> **Written instruction**: Reproduce nothing but the lines from the one with "Rebuild this chart" through the one with "const Y_TICK_LABELS = [0,20,40,60,80,100];", exactly and with both ends. Omit pictures.

Data items
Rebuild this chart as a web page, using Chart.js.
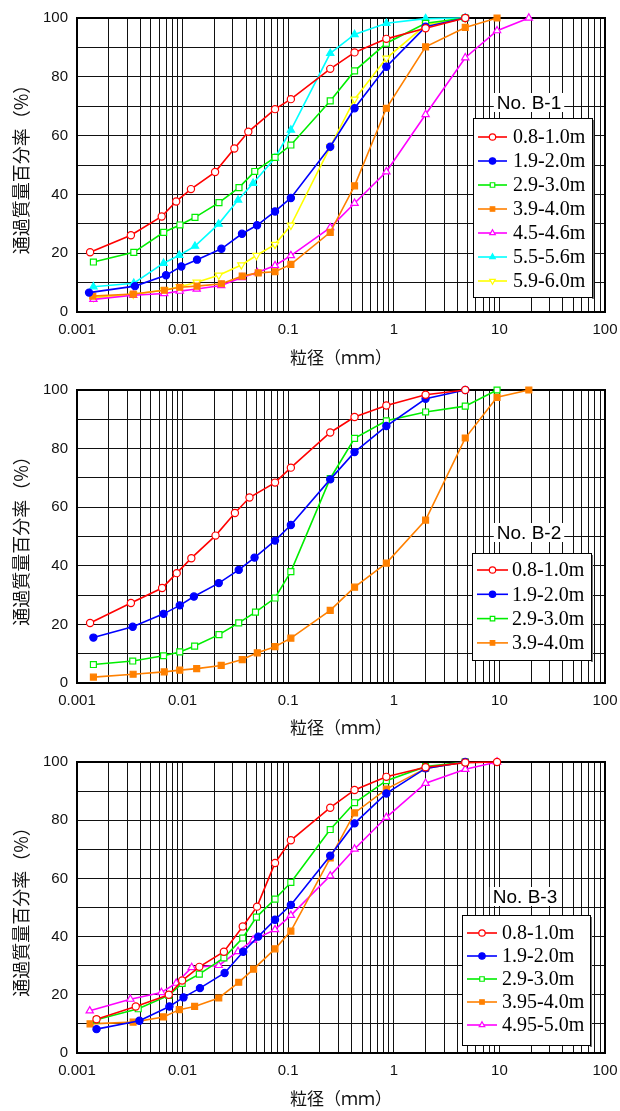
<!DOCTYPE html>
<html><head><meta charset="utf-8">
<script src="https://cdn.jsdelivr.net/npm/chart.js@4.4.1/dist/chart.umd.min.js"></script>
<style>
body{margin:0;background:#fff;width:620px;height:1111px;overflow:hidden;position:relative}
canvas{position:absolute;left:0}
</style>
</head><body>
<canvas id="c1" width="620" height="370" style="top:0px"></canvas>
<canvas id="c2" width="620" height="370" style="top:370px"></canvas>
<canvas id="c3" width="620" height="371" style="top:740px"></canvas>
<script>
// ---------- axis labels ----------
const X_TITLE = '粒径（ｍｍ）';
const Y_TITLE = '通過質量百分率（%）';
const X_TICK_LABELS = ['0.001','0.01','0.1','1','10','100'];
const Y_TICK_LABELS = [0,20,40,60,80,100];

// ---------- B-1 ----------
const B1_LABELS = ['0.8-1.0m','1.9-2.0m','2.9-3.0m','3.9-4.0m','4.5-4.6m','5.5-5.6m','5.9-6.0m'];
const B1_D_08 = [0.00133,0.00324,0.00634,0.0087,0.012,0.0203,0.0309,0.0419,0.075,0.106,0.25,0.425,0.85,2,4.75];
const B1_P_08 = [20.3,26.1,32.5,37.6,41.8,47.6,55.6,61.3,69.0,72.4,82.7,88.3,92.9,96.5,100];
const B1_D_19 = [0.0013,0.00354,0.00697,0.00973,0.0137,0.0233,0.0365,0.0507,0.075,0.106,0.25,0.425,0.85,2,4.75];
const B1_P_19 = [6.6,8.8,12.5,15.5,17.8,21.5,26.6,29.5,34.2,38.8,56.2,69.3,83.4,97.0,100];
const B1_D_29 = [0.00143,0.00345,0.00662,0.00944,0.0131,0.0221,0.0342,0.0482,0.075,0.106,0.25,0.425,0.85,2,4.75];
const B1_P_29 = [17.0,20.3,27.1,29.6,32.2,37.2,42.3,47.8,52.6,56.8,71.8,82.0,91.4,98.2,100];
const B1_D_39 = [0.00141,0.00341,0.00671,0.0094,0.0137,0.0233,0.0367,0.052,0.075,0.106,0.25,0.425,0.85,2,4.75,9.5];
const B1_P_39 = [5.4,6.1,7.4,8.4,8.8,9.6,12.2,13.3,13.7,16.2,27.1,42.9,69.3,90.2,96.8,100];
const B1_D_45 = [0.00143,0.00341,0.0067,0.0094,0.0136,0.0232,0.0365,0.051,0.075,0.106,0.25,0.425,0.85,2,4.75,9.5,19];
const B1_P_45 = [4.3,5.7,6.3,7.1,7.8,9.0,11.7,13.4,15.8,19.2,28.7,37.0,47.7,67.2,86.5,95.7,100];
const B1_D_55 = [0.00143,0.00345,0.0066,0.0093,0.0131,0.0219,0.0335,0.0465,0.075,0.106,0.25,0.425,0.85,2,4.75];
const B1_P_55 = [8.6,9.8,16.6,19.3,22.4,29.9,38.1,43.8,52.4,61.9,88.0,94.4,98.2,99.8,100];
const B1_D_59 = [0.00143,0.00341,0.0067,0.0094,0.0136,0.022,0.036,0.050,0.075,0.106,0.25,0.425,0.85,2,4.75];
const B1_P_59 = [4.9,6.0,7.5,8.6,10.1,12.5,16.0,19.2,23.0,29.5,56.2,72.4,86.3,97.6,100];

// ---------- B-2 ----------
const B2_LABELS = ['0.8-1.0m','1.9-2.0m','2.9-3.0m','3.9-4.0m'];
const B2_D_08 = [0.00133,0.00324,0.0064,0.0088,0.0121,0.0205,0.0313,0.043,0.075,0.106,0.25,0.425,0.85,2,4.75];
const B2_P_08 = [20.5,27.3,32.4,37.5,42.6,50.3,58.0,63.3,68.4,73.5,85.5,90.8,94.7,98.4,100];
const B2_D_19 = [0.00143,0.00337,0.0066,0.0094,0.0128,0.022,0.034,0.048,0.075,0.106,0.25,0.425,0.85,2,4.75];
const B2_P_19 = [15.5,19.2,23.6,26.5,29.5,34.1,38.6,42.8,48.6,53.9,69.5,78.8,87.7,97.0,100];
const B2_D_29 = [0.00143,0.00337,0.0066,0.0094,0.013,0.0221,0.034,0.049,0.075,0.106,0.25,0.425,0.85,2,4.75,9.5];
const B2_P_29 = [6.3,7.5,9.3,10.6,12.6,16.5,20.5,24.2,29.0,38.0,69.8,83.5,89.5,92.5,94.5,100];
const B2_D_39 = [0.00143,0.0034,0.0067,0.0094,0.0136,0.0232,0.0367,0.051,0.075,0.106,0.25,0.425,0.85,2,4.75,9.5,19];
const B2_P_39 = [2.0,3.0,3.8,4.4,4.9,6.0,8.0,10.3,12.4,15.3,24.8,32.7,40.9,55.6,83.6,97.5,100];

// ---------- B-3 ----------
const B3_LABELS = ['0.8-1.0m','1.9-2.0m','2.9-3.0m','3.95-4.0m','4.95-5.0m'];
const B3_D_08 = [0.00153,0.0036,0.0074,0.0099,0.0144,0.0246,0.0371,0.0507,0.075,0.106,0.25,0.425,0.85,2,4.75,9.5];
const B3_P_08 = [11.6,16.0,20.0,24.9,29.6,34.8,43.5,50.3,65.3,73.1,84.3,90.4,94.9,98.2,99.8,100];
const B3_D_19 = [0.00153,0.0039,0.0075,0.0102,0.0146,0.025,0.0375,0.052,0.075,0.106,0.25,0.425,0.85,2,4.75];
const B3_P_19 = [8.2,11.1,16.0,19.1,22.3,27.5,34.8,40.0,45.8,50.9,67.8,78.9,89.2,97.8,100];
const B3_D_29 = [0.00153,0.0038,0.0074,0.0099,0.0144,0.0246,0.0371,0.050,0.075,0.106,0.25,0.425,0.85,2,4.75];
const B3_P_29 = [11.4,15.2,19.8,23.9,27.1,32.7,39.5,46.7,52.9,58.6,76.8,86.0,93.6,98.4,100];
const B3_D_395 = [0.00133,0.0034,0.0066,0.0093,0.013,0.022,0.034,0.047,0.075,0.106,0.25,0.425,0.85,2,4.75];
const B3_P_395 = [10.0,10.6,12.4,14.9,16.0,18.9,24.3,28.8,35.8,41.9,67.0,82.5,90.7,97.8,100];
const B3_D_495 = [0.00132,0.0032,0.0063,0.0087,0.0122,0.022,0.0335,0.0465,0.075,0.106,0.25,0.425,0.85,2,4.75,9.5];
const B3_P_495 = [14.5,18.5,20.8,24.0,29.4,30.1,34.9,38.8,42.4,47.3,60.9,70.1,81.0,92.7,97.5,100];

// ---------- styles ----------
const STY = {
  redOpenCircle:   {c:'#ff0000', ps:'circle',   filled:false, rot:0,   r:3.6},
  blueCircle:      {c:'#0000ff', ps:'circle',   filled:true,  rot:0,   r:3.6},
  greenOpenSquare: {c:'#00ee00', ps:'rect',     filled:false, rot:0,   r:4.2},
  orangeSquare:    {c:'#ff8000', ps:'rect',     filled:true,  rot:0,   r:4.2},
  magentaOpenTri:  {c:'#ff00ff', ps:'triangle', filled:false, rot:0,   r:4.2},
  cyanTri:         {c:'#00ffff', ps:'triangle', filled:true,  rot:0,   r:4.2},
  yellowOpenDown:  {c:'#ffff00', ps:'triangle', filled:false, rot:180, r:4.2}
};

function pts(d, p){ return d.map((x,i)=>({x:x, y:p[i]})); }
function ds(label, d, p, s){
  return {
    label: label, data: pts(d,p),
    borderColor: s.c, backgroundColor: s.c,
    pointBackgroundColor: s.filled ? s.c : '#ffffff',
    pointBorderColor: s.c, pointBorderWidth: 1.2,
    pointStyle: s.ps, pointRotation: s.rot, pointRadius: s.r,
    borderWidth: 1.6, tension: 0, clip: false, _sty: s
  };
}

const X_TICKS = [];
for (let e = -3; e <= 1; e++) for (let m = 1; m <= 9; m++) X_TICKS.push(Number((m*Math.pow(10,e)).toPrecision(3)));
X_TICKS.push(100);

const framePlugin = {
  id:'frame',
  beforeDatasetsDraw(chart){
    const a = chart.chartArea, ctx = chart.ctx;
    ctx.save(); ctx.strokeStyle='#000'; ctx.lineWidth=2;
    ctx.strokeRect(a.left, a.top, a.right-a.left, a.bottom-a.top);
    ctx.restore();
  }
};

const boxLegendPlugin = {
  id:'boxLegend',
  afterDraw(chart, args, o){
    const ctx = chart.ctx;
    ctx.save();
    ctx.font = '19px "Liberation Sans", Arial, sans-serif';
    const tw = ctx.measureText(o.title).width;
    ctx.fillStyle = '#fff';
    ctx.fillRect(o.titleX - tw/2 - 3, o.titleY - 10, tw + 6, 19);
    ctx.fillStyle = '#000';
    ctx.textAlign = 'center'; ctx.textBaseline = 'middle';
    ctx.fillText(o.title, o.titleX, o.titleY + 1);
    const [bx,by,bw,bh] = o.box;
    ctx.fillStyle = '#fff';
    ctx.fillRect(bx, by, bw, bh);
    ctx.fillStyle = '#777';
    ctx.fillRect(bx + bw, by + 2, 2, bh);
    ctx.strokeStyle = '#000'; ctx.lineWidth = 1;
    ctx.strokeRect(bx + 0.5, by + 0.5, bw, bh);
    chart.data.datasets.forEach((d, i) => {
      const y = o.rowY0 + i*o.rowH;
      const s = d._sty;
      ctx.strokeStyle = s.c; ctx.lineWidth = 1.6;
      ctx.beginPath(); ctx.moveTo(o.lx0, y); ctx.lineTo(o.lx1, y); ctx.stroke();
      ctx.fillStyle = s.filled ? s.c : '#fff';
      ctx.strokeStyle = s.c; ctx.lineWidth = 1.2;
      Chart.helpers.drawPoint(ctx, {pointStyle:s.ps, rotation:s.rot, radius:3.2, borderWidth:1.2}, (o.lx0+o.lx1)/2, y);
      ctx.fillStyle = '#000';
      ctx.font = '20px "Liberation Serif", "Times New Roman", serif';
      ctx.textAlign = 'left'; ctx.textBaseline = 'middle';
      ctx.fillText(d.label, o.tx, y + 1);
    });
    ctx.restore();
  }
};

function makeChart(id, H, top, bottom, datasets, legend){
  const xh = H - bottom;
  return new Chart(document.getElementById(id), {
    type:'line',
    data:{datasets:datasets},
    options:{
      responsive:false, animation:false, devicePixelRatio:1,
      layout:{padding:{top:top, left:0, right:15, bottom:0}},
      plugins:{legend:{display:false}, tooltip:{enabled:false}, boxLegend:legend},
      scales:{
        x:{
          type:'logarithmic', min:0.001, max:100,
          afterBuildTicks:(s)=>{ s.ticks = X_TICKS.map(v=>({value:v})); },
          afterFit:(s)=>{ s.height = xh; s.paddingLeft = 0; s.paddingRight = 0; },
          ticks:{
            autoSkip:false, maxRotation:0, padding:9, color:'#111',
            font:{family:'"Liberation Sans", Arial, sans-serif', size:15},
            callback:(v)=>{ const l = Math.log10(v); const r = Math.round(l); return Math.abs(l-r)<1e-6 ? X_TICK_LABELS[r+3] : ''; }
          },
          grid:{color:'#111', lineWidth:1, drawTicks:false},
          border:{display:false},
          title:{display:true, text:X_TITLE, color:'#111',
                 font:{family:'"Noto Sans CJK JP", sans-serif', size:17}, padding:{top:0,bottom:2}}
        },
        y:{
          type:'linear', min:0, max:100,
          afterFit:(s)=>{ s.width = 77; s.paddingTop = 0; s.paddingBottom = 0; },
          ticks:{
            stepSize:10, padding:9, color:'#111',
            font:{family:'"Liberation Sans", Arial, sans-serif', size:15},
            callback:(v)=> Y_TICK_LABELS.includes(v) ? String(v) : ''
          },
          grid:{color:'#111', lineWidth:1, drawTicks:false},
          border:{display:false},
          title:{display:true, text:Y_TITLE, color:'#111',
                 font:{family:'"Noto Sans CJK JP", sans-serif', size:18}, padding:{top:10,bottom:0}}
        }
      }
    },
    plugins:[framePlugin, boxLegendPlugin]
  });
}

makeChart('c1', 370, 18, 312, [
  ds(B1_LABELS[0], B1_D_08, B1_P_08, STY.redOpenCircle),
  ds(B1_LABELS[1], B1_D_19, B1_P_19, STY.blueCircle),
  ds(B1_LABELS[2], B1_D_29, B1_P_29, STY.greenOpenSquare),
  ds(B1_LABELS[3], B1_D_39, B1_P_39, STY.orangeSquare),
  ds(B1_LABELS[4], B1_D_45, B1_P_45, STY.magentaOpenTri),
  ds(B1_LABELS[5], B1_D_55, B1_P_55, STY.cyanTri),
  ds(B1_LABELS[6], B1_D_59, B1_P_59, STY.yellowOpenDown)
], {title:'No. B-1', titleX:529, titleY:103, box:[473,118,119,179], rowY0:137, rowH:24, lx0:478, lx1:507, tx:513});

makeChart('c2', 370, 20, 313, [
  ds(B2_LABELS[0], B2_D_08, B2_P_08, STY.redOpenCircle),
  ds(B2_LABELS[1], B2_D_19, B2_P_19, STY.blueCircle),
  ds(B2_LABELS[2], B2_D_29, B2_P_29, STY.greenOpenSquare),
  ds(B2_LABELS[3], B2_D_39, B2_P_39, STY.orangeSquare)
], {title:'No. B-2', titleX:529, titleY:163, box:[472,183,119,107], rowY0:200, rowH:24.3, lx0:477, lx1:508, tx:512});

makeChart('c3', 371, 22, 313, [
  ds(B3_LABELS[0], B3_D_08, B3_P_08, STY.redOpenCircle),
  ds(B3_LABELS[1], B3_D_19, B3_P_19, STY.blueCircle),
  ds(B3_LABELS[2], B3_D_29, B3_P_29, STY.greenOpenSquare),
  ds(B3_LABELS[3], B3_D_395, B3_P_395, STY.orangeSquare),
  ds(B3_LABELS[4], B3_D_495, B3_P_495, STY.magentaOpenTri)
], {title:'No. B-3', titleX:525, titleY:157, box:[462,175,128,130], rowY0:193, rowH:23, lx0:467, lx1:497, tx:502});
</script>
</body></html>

* * *

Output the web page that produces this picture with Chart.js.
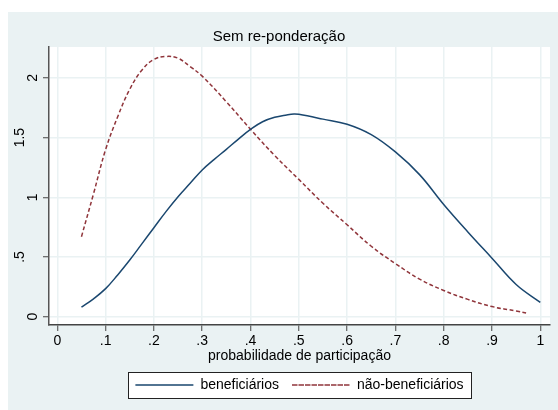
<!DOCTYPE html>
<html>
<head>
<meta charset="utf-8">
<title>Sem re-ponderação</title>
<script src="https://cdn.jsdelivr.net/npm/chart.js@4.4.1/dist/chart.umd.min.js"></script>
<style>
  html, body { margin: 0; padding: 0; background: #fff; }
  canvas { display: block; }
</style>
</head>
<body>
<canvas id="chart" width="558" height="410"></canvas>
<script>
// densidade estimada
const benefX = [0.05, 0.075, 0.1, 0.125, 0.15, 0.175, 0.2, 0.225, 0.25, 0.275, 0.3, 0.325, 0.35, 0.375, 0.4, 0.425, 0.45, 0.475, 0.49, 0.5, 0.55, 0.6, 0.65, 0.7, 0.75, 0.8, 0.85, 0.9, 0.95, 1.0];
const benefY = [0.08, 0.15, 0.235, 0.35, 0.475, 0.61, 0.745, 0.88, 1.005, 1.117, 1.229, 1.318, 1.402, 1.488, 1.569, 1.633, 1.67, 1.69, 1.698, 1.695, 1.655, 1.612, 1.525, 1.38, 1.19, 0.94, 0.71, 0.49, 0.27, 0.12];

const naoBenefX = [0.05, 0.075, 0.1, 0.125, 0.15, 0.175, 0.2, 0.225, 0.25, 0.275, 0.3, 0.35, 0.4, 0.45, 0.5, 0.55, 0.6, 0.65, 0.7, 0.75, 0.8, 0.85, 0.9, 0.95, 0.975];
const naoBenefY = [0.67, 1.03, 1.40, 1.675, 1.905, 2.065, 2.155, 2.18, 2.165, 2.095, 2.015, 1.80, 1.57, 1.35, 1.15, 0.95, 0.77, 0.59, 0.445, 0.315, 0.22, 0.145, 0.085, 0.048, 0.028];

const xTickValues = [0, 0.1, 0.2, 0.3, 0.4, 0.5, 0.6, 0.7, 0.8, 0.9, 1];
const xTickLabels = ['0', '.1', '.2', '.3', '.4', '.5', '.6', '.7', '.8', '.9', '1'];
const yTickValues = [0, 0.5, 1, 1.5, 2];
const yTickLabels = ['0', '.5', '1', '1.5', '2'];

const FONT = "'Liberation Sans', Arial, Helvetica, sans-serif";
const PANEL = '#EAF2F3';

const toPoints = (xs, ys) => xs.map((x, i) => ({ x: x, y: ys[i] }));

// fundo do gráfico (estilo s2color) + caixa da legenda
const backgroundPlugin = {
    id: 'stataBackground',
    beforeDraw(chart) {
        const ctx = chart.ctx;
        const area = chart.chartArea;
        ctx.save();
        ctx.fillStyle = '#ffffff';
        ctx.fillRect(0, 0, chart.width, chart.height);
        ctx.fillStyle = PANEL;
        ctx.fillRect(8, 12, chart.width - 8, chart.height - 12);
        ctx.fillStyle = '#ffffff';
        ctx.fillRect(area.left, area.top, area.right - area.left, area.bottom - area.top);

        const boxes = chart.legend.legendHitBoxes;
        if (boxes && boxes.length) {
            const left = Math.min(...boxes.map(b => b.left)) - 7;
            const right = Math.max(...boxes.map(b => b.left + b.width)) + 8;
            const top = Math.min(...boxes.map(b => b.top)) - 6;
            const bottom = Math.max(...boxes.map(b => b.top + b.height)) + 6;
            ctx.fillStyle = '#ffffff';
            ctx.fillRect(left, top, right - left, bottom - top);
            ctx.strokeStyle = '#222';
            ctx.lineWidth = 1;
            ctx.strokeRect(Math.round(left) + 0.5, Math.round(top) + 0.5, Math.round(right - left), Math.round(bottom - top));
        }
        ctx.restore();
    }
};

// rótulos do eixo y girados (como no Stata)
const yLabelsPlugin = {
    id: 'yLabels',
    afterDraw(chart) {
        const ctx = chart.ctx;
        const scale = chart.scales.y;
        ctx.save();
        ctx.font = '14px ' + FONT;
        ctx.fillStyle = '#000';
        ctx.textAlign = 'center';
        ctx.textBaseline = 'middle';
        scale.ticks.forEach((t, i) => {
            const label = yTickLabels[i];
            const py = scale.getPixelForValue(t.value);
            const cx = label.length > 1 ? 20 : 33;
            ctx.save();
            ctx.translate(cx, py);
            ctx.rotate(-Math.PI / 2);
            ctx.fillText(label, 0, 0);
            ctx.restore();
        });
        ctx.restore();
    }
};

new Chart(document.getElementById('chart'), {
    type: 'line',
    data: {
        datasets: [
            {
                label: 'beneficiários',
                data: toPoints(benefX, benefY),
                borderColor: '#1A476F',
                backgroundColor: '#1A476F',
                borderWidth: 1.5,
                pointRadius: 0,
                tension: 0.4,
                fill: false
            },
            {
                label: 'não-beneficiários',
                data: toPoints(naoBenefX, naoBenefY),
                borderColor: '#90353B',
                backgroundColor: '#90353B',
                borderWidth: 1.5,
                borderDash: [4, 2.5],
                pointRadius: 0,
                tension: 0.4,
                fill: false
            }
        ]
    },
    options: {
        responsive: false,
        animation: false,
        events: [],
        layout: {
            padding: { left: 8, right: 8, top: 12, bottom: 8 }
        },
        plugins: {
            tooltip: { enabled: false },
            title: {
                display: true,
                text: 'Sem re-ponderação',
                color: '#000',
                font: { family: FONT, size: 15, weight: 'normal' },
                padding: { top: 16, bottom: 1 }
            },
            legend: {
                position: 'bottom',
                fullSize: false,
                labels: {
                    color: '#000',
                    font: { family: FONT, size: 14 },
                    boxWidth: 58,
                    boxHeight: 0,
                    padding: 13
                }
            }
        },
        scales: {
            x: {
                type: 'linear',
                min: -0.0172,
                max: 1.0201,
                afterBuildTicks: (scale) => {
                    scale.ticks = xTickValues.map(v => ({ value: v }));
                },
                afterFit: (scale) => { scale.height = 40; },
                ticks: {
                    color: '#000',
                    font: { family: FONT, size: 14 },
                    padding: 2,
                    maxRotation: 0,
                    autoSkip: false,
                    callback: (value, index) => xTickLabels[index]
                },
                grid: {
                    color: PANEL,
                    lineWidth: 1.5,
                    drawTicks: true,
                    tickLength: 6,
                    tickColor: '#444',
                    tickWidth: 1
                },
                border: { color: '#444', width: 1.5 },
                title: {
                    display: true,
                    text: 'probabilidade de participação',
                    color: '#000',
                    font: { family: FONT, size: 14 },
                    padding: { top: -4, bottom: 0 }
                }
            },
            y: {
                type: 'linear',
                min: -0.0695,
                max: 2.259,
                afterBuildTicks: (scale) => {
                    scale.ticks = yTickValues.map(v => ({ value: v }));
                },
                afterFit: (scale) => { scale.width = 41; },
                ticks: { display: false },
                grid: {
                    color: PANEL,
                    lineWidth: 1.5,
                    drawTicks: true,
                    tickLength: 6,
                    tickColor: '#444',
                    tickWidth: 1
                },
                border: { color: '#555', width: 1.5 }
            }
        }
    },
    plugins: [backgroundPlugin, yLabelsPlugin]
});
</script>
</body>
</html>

> **Reply**:
Rebuild this chart as a web page, using Chart.js.
<!DOCTYPE html>
<html><head><meta charset="utf-8">
<script src="https://cdn.jsdelivr.net/npm/chart.js@4.4.1/dist/chart.umd.min.js"></script>
<style>
body{margin:0;background:#fff;width:620px;height:1111px;overflow:hidden;position:relative}
canvas{position:absolute;left:0}
</style>
</head><body>
<canvas id="c1" width="620" height="370" style="top:0px"></canvas>
<canvas id="c2" width="620" height="370" style="top:370px"></canvas>
<canvas id="c3" width="620" height="371" style="top:740px"></canvas>
<script>
// ---------- axis labels ----------
const X_TITLE = '粒径（ｍｍ）';
const Y_TITLE = '通過質量百分率（%）';
const X_TICK_LABELS = ['0.001','0.01','0.1','1','10','100'];
const Y_TICK_LABELS = [0,20,40,60,80,100];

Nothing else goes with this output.